Impact of 'Unreasonable Delays'

An 'unreasonable delay' by the Home Office to decide an application may result in an individual suffering from the following undesired harm whilst their application remains pending (this list is of course non-exhaustive):

  • Long term consequences on mental health
  • Employment opportunities being wrongly denied
  • Business interests stagnating
  • Negative impact on family life
  • Unable to travel

The legal framework on 'Unreasonable delays' by the Home Office

It must be noted that a delay in a decision for any application (including applications made within the Immigration Rules or asylum claims sought) made to the Home Office (without any other detrimental factors affecting an applicant or possibly their dependents), is unlikely to form the basis for a successful challenge.

In EB (Kosovo) v Secretary of State for the Home Department [2008] UKHL 41 (25 June 2008) [5], it was held that:

"As Mr Sales QC for the respondent pointed out, there is no specified period within which, or at which, an immigration decision must be made."

However, in the same judgement, it was also made clear that:

'"It is not suggested that four and a half years is a reasonable time for the respondent and his officials to take to resolve an application for asylum."

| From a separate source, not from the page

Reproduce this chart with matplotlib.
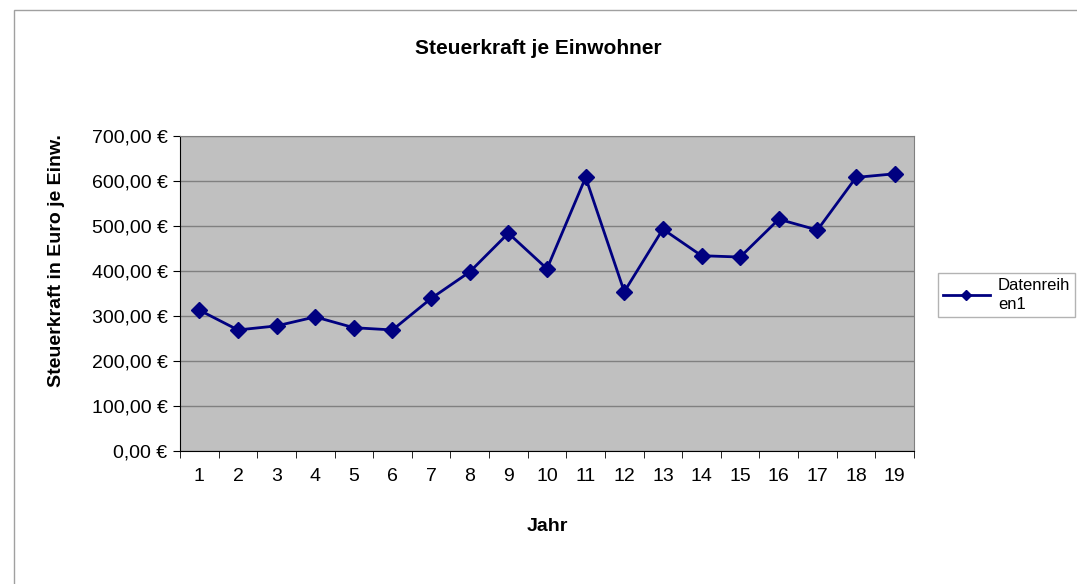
import matplotlib.pyplot as plt
from matplotlib.patches import Rectangle
from matplotlib.ticker import FuncFormatter, FixedLocator

plt.rcParams['font.family'] = ['Liberation Sans', 'DejaVu Sans']

jahre = list(range(1, 20))
steuerkraft = [313, 269, 278, 298, 274, 269, 339, 398, 484, 405,
               608, 354, 493, 434, 431, 515, 491, 608, 616]
y_ticks = [0, 100, 200, 300, 400, 500, 600, 700]

fig = plt.figure(figsize=(10.77, 5.84), dpi=100)

# outer chart border
fig.patches.append(Rectangle((14 / 1077, -0.05), 1.1, 1.05 - 10 / 584,
                             transform=fig.transFigure, fill=False,
                             edgecolor='#a0a0a0', linewidth=1))

ax = fig.add_axes([180 / 1077, 1 - 451 / 584, (914 - 180) / 1077, (451 - 136) / 584])
ax.set_facecolor('#c0c0c0')

ax.plot(jahre, steuerkraft, color='#000080', linewidth=2, marker='D',
        markersize=8, label='Datenreih\nen1', zorder=3)

ax.set_xlim(0.5, 19.5)
ax.set_ylim(0, 700)
ax.set_yticks(y_ticks)
ax.yaxis.set_major_formatter(FuncFormatter(lambda v, p: f'{v:.2f}'.replace('.', ',') + ' €'))
ax.grid(axis='y', color='#808080', linewidth=1)
ax.set_axisbelow(True)

ax.set_xticks(jahre)
ax.xaxis.set_minor_locator(FixedLocator([i + 0.5 for i in range(0, 20)]))
ax.tick_params(axis='x', which='major', length=0, pad=12, labelsize=14)
ax.tick_params(axis='x', which='minor', length=5, color='black')
ax.tick_params(axis='y', length=5, labelsize=14, pad=4)

for s in ['top', 'right']:
    ax.spines[s].set_color('#808080')
for s in ['left', 'bottom']:
    ax.spines[s].set_color('black')

ax.set_xlabel('Jahr', fontsize=14, fontweight='bold', labelpad=24)
ax.set_ylabel('Steuerkraft in Euro je Einw.', fontsize=14, fontweight='bold')
ax.yaxis.set_label_coords(-0.157, 0.603)
fig.text(0.5, 1 - 48 / 584, 'Steuerkraft je Einwohner', ha='center', va='center',
         fontsize=15, fontweight='bold')

leg = ax.legend(loc='center left', bbox_to_anchor=(938 / 1077, 1 - 295 / 584),
                bbox_transform=fig.transFigure, fontsize=12, frameon=True,
                fancybox=False, edgecolor='#a0a0a0', markerscale=0.6,
                handlelength=2.8, handletextpad=0.5, borderpad=0.3,
                borderaxespad=0)
leg.get_frame().set_linewidth(1)
leg.get_texts()[0].set_linespacing(1.3)

fig.savefig('out.png', dpi=100)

The caveat to EB (Kosovo) can however be found in R (on the application of FH & Ors) v Secretary of State for the Home Department [2007] EWHC 1571 (Admin) [6] where it was alleged that the Home Office had failed to decide applications within a reasonable time.

The 10 cases were described as "incomplete asylum cases" as although the original claim had been rejected and a subsequent appeal had been unsuccessful, the "fresh claims" which were based on further evidence or circumstances remained outstanding. The question to be considered was whether the delay in dealing with the applications can be properly regarded as unlawful so that some remedy can be granted by the Court.

The Home Office accepted in the case of FH & Ors that there is an implicit obligation to decide an application within a reasonable timeframe.

FH & Ors also provides the type of explanation that the Home Office was able to give to assess "whether the manner in which the backlog is being dealt with in all the circumstances is reasonable and fair overall'; thus, insufficient resources cannot avail the Home Office.

What to do if there is an 'unreasonable delay' in the decision-making process?

If beyond 6 months of any application pending and no decision being made by the Home Office, it would be advisable to contact the Home Office seeking an explanation, and a timeframe for a decision. Failing that, the remedy for challenging an unreasonable delay in the decision-making process by the Home Office would be to initiate a judicial review claim before the Upper Tribunal.

The underlying principle to be considered when preparing a judicial review claim in all delay issues is merely what the effect on the individual is, if there is a detriment, and whether there has been a prospective abuse of power because there is a legitimate expectation to make a decision within a set-time or there has been conspicuous unfairness in the decision-making process.

It may also be noted the options for pursing this remedy applies to any delayed application made before the Home Office and is not limited to family, Indefinite Leave to Remain, other applications under the Immigration Rules or asylum claims, rather it is important to establish the detriment incurred.

A well-drafted pre-action protocol letter may suffice to help expediate a decision by the Home Office. The pre-action protocol letter should set out the delay in a detailed chronology, any supporting evidence and clear representations articulating the impact of the delay and the determent it has had on the applicant or their dependents (if applicable).

The more you can factor in issues of detriment facing an applicant or their dependents in a pre-action protocol letter of judicial review grounds, the greater chance it will make a judicial review claim to succeed as was held in Akaeke v SSHD [2005] EWCA Civ 947, [2005] INLR 575 [7] where "If there are factors which, in the special circumstances of a particular case, reduce the significance of public policy considerations underlying immigration control in general, there is nothing in Huang, or in Article 8 itself, which requires them to be excluded."

However, often, it will be necessary to lodge a judicial review claim in the event the Home Office fails to provide a satisfactory explanation to a pre-action protocol letter or even in some cases (unsurprisingly to all), no explanation (see R (on the application of Frank Uchenna Obienna) v SSHD [2008] EWHC 1476 (Admin)) [8].

Currently, any judicial review claims before the Upper Tribunal in relation to delay are likely to be settled by the Home Office with an offer to consider the matter within three months, either following the pre-action procedure or the actual lodgement of the application with the Upper Tribunal and an applicant may well recover its legal costs in those instances.

The Home Office's reluctance not to fight these cases is resulting in nominal case law developing on the issue of 'unreasonable delay', and the development of the law remains limited within the knowledge of experienced immigration practitioners who should be consulted as a first port of call to consider bringing proceedings against the Home Office.